Think about where the housing will live. A budget filter only stays budget-friendly when the cartridge swap is easy and the parts are close by. A wrench, spare cartridge, O-rings, and a towel belong together, not scattered across the garage shelf.
Also keep whole-house and kitchen-only in separate lanes. Whole-house filtration treats every tap. If only the kitchen sink bothers you, an under-sink filter is usually the more direct solution.
Final recommendation
APEC is the best overall pick in this group because it gives a straightforward sediment-first solution for homes where the kitchen is the first place water problems show up.
Home Master is the right value move only when the compatible housing is already installed. DuPont is the better choice when taste and odor matter most. Culligan fits homes that want particle reduction across the house. Watts is the plain sediment choice for gritty water and older plumbing.
If the kitchen sink is the only fixture that needs better water, skip the whole-house route and look at a point-of-use filter instead.
FAQ
Does a whole-house filter improve the taste of kitchen drinking water?
Only the carbon-backed option here is aimed at taste and odor. Sediment-only filters clear grit and cloudiness, but they do not change chlorine smell.
Is a 20 micron filter enough for kitchen use?

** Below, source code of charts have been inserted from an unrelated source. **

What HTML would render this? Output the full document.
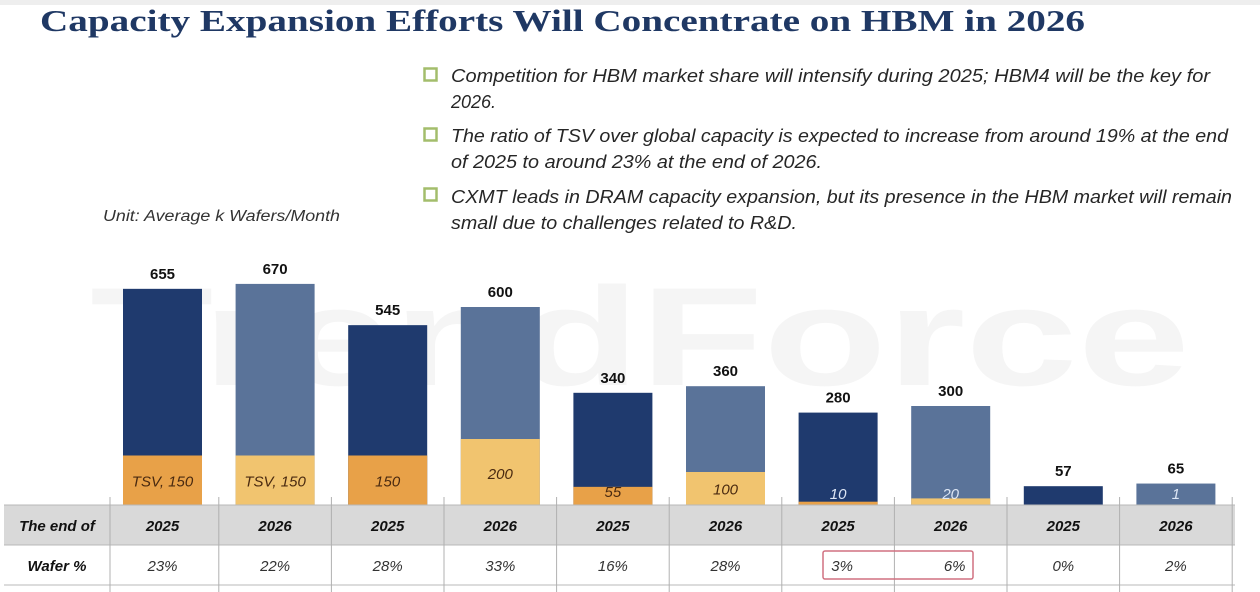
<!DOCTYPE html>
<html><head><meta charset="utf-8"><style>
body{margin:0;width:1260px;height:592px;background:#fff;overflow:hidden;font-family:"Liberation Sans",sans-serif}
svg{display:block}
</style></head><body>
<svg id="c" width="1260" height="592" xmlns="http://www.w3.org/2000/svg">
<rect x="0" y="0" width="1260" height="5" fill="#eeeeee"/>
<text x="90" y="385" font-family="Liberation Sans" font-weight="bold" font-size="140" fill="#f5f5f5" textLength="1100" lengthAdjust="spacingAndGlyphs">TrendForce</text>
<text x="40" y="31" font-family="Liberation Serif" font-weight="bold" font-size="31" fill="#1f3864" textLength="1045" lengthAdjust="spacingAndGlyphs">Capacity Expansion Efforts Will Concentrate on HBM in 2026</text>
<g id="bullets" font-family="Liberation Sans" font-style="italic" font-size="18" fill="#262626">
<rect x="424.5" y="68.5" width="12" height="12" fill="none" stroke="#a3bd6c" stroke-width="2.5"/>
<text x="451" y="82" textLength="759" lengthAdjust="spacingAndGlyphs">Competition for HBM market share will intensify during 2025; HBM4 will be the key for</text>
<text x="451" y="108">2026.</text>
<rect x="424.5" y="128.5" width="12" height="12" fill="none" stroke="#a3bd6c" stroke-width="2.5"/>
<text x="451" y="142" textLength="777" lengthAdjust="spacingAndGlyphs">The ratio of TSV over global capacity is expected to increase from around 19% at the end</text>
<text x="451" y="168" textLength="371" lengthAdjust="spacingAndGlyphs">of 2025 to around 23% at the end of 2026.</text>
<rect x="424.5" y="188.5" width="12" height="12" fill="none" stroke="#a3bd6c" stroke-width="2.5"/>
<text x="451" y="203" textLength="781" lengthAdjust="spacingAndGlyphs">CXMT leads in DRAM capacity expansion, but its presence in the HBM market will remain</text>
<text x="451" y="229" textLength="346" lengthAdjust="spacingAndGlyphs">small due to challenges related to R&amp;D.</text>
</g>
<text x="103" y="221" font-style="italic" font-size="15.5" fill="#333" textLength="237" lengthAdjust="spacingAndGlyphs">Unit: Average k Wafers/Month</text>
<g id="marks"></g>
</svg>
<script>
const years = ["2025","2026","2025","2026","2025","2026","2025","2026","2025","2026"];
const totals = [655,670,545,600,340,360,280,300,57,65];
const tsv = [150,150,150,200,55,100,10,20,0,1];
const tsvLabels = ["TSV, 150","TSV, 150","150","200","55","100","10","20","","1"];
const waferPct = ["23%","22%","28%","33%","16%","28%","3%","6%","0%","2%"];

const NS="http://www.w3.org/2000/svg";
const g=document.getElementById('marks');
const baseY=505, k=0.33, x0=162.5, step=112.6, bw=79;
const xC=i=>x0+i*step;
const yS=v=>baseY-v*k;
function el(t,a){const e=document.createElementNS(NS,t);for(const n in a)e.setAttribute(n,a[n]);g.appendChild(e);return e;}
for(let i=0;i<totals.length;i++){
  const is25=years[i]==="2025";
  const top=el('rect',{x:xC(i)-bw/2,y:yS(totals[i]),width:bw,height:totals[i]*k,fill:is25?"#1f3a6e":"#5a7399"});
  
  
  const t=el('rect',{x:xC(i)-bw/2,y:yS(tsv[i]),width:bw,height:tsv[i]*k,fill:is25?"#e8a148":"#f1c46f"});
  
  
  const lab=el('text',{x:xC(i),y:yS(totals[i])-10,"text-anchor":"middle","font-weight":"bold","font-size":"15",fill:"#111"});
  lab.textContent=totals[i];
  
  
  if(tsvLabels[i]){
    const small=tsv[i]<40;
    const ly=small?baseY-6:(tsv[i]<80?baseY-8:yS(tsv[i])+tsv[i]*k/2+6);
    const ty=(tsv[i]===200)?yS(tsv[i])+40:ly;
    const tl=el('text',{x:xC(i),y:ty,"text-anchor":"middle","font-style":"italic","font-size":"15",fill:small?"#dde6f5":"#4a2a10"});
    tl.textContent=tsvLabels[i];
    
    
  }
}
const tb=el('rect',{x:4,y:505,width:1231,height:40,fill:"#d9d9d9"});


[505,545,585].forEach((y,j)=>{const l=el('line',{x1:4,x2:1235,y1:y,y2:y,stroke:"#b8b8b8","stroke-width":1});

});
const firstCol=110;
for(let i=0;i<=10;i++){
  const x=i===0?firstCol:xC(i-1)+step/2;
  const l=el('line',{x1:x,x2:x,y1:497,y2:592,stroke:"#b0b0b0","stroke-width":1});
  
  
}
const h1=el('text',{x:57,y:531,"text-anchor":"middle","font-weight":"bold","font-style":"italic","font-size":"15",fill:"#111"});
h1.textContent="The end of";


const h2=el('text',{x:57,y:571,"text-anchor":"middle","font-weight":"bold","font-style":"italic","font-size":"15",fill:"#111"});
h2.textContent="Wafer %";


for(let i=0;i<years.length;i++){
  const a=el('text',{x:xC(i),y:531,"text-anchor":"middle","font-weight":"bold","font-style":"italic","font-size":"15",fill:"#111"});
  a.textContent=years[i];
  
  
  const b=el('text',{x:xC(i)+(i===6?4:i===7?4:0),y:571,"text-anchor":"middle","font-style":"italic","font-size":"15",fill:"#333"});
  b.textContent=waferPct[i];
  
  
}
const hl=el('rect',{x:823,y:551,width:150,height:28,fill:"none",stroke:"#d07080","stroke-width":1.5,rx:2});


</script>
</body></html>
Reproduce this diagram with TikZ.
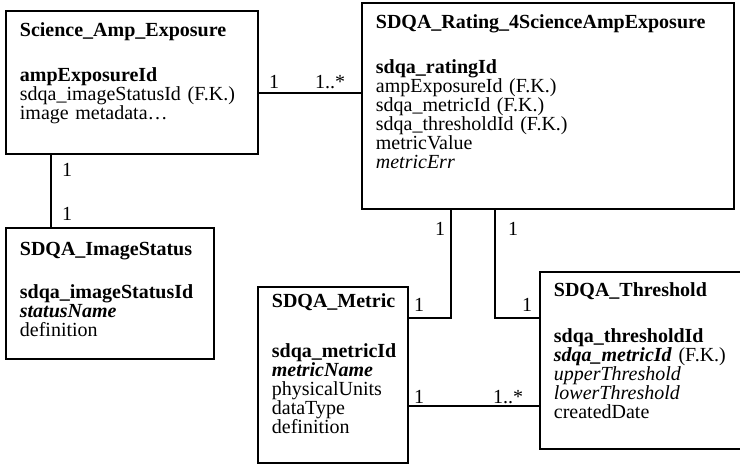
\documentclass[tikz,border=0pt]{standalone}
\usepackage{fontspec}
\setmainfont{Liberation Serif}
\usetikzlibrary{calc}

\tikzset{
    entity/.style={draw, line width=1.8pt, anchor=north west, align=left,
        inner xsep=14pt, inner ysep=0pt},
    link/.style={line width=1.8pt},
    mult/.style={inner sep=0pt}
}

\begin{document}
\begin{tikzpicture}[x=1pt, y=-1pt, font=\fontsize{20}{19}\selectfont]
    \useasboundingbox (0,0) rectangle (740,465);

    % tables
    \node[entity, text width=224pt, text height=26pt, text depth=117pt] (sae) at (5,10)
        {\textbf{Science\_Amp\_Exposure}\\[26pt]
         \textbf{ampExposureId}\\
         sdqa\_imageStatusId (F.K.)\\
         image metadata\ldots};
    \node[entity, text width=344pt, text height=26pt, text depth=180pt] (rating) at (361,2)
        {\textbf{SDQA\_Rating\_4ScienceAmpExposure}\\[26pt]
         \textbf{sdqa\_ratingId}\\
         ampExposureId (F.K.)\\
         sdqa\_metricId (F.K.)\\
         sdqa\_thresholdId (F.K.)\\
         metricValue\\
         \textit{metricErr}};
    \node[entity, text width=180pt, text height=28pt, text depth=103pt] (status) at (5,227)
        {\textbf{SDQA\_ImageStatus}\\[24pt]
         \textbf{sdqa\_imageStatusId}\\
         \textbf{\textit{statusName}}\\
         definition};
    \node[entity, text width=122pt, text height=21pt, text depth=155pt] (metric) at (257,286)
        {\textbf{SDQA\_Metric}\\[31pt]
         \textbf{sdqa\_metricId}\\
         \textbf{\textit{metricName}}\\
         physicalUnits\\
         dataType\\
         definition};
    \node[entity, text width=182pt, text height=25pt, text depth=152pt] (threshold) at (539,271)
        {\textbf{SDQA\_Threshold}\\[27pt]
         \textbf{sdqa\_thresholdId}\\
         \textbf{\textit{sdqa\_metricId}} (F.K.)\\
         \textit{upperThreshold}\\
         \textit{lowerThreshold}\\
         createdDate};

    % relations
    \draw[link] ([yshift=-10.5pt]sae.east) -- ([yshift=-10.5pt]sae.east -| rating.west);
    \draw[link] ([xshift=46pt]sae.south west) -- ([xshift=46pt]sae.south west |- status.north);
    \draw[link] ([yshift=57pt]metric.east) -| ([xshift=90pt]rating.south west);
    \draw[link] ([xshift=134pt]rating.south west) |- ([yshift=42.5pt]threshold.west);
    \draw[link] ([yshift=-31pt]metric.east) -- ([yshift=-31pt]metric.east -| threshold.west);

    % multiplicities
    \node[mult] (m1a) at (274,82) {1};
    \node[mult] (m1b) at (330,82) {1..*};
    \node[mult] (m2a) at (67,170) {1};
    \node[mult] (m2b) at (67,214) {1};
    \node[mult] (m3a) at (440,229) {1};
    \node[mult] (m3b) at (419,305) {1};
    \node[mult] (m4a) at (513,229) {1};
    \node[mult] (m4b) at (527,305) {1};
    \node[mult] (m5a) at (419,397) {1};
    \node[mult] (m5b) at (508,397) {1..*};
\end{tikzpicture}
\end{document}
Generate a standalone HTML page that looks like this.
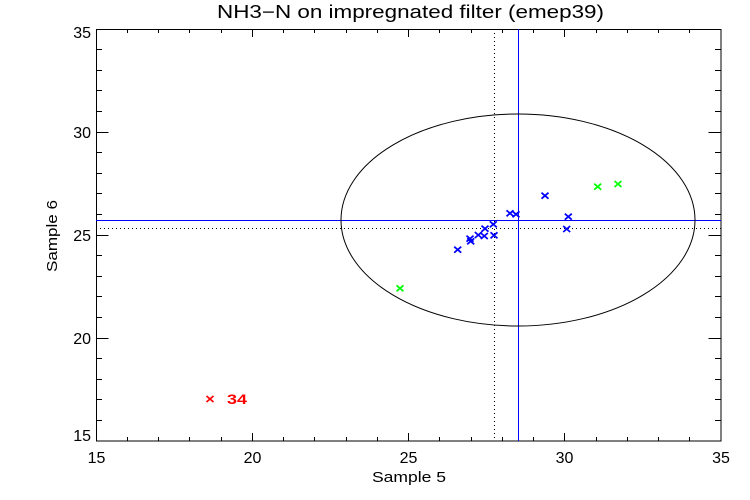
<!DOCTYPE html>
<html><head><meta charset="utf-8"><style>
html,body{margin:0;padding:0;background:#fff;}
svg{display:block;}
text{font-family:"Liberation Sans",sans-serif;fill:#000;}
</style></head><body>
<svg width="750" height="500" viewBox="0 0 750 500" xmlns="http://www.w3.org/2000/svg">
<rect width="750" height="500" fill="#fff"/>
<text x="217" y="18" font-size="18" textLength="387" lengthAdjust="spacingAndGlyphs">NH3−N on impregnated filter (emep39)</text>
<!-- frame -->
<rect x="96.5" y="29.5" width="624.5" height="411.5" fill="none" stroke="#000" stroke-width="1"/>
<!-- ticks -->
<path stroke="#000" stroke-width="1" fill="none" d="
M127.5 441v-4M158.5 441v-4M189.5 441v-4M221.5 441v-4M252.5 441v-8M283.5 441v-4M314.5 441v-4M346.5 441v-4M377.5 441v-4M408.5 441v-8M439.5 441v-4M471.5 441v-4M502.5 441v-4M533.5 441v-4M564.5 441v-8M596.5 441v-4M627.5 441v-4M658.5 441v-4M689.5 441v-4
M127.5 29v4M158.5 29v4M189.5 29v4M221.5 29v4M252.5 29v8M283.5 29v4M314.5 29v4M346.5 29v4M377.5 29v4M408.5 29v8M439.5 29v4M471.5 29v4M502.5 29v4M533.5 29v4M564.5 29v8M596.5 29v4M627.5 29v4M658.5 29v4M689.5 29v4
M96 420.5h6M96 399.5h6M96 379.5h6M96 358.5h6M96 338.5h12.5M96 317.5h6M96 296.5h6M96 276.5h6M96 255.5h6M96 235.5h12.5M96 214.5h6M96 193.5h6M96 173.5h6M96 152.5h6M96 132.5h12.5M96 111.5h6M96 90.5h6M96 70.5h6M96 49.5h6
M721 420.5h-6M721 399.5h-6M721 379.5h-6M721 358.5h-6M721 338.5h-12.5M721 317.5h-6M721 296.5h-6M721 276.5h-6M721 255.5h-6M721 235.5h-12.5M721 214.5h-6M721 193.5h-6M721 173.5h-6M721 152.5h-6M721 132.5h-12.5M721 111.5h-6M721 90.5h-6M721 70.5h-6M721 49.5h-6"/>
<!-- tick labels -->
<g font-size="16" text-anchor="middle">
<text x="96.5" y="463">15</text>
<text x="252.5" y="463">20</text>
<text x="408.5" y="463">25</text>
<text x="564.5" y="463">30</text>
<text x="721" y="463">35</text>
</g>
<g font-size="16" text-anchor="end">
<text x="91" y="441">15</text>
<text x="91" y="344">20</text>
<text x="91" y="241">25</text>
<text x="91" y="138">30</text>
<text x="91" y="38">35</text>
</g>
<text x="409" y="482" font-size="15" text-anchor="middle" textLength="74" lengthAdjust="spacingAndGlyphs">Sample 5</text>
<text transform="translate(57,236) rotate(-90)" x="0" y="0" font-size="15" text-anchor="middle" textLength="72" lengthAdjust="spacingAndGlyphs">Sample 6</text>
<!-- dotted lines -->
<path d="M494.5 29V441M96 228.5H721" stroke="#000" stroke-width="1" stroke-dasharray="1 3" fill="none"/>
<!-- blue lines -->
<path d="M518.5 29V441M96 220.5H721" stroke="#0000ff" stroke-width="1" fill="none"/>
<!-- ellipse -->
<ellipse cx="518" cy="220" rx="177" ry="106" fill="none" stroke="#000" stroke-width="1"/>
<!-- markers -->
<g stroke="#0000ff" stroke-width="1.7" fill="none">
<path d="M454.2 246.7l7 6m-7 0l7-6"/>
<path d="M466.5 235.7l7 6m-7 0l7-6"/>
<path d="M467.2 238.3l7 6m-7 0l7-6"/>
<path d="M474.8 232l7 6m-7 0l7-6"/>
<path d="M480.8 233l7 6m-7 0l7-6"/>
<path d="M481.5 225.7l7 6m-7 0l7-6"/>
<path d="M489.8 221.3l7 6m-7 0l7-6"/>
<path d="M490.5 232.3l7 6m-7 0l7-6"/>
<path d="M506.5 210.3l7 6m-7 0l7-6"/>
<path d="M512.5 211.3l7 6m-7 0l7-6"/>
<path d="M541.5 192.7l7 6m-7 0l7-6"/>
<path d="M564.8 213.7l7 6m-7 0l7-6"/>
<path d="M563.2 226l7 6m-7 0l7-6"/>
</g>
<g stroke="#00ff00" stroke-width="1.7" fill="none">
<path d="M594.2 183.7l7 6m-7 0l7-6"/>
<path d="M614.5 181l7 6m-7 0l7-6"/>
<path d="M396.5 285.3l7 6m-7 0l7-6"/>
</g>
<g stroke="#ff0000" stroke-width="1.7" fill="none">
<path d="M206.5 396l7 6m-7 0l7-6"/>
</g>
<text x="227" y="404" font-size="14" font-weight="bold" fill="#ff0000" style="fill:#ff0000" textLength="20" lengthAdjust="spacingAndGlyphs">34</text>
</svg>
</body></html>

It is enough for visible particles, rust specks, and a lot of the debris that clogs faucet aerators. It is not a solution for dissolved contaminants or hardness minerals.
Should I buy a softener instead of a filter?
If the problem is chalky scale or mineral crust, a softener belongs first. If the problem is sand, rust, or grit, a filter is the better starting point.
Can replacement cartridges be my first purchase?
No. Replacement cartridges only make sense when the matching housing is already in place.
Is whole-house filtration the right choice if only one faucet matters?
Usually not. A faucet-mounted or under-sink filter is more focused and easier to live with when only the kitchen tap needs help.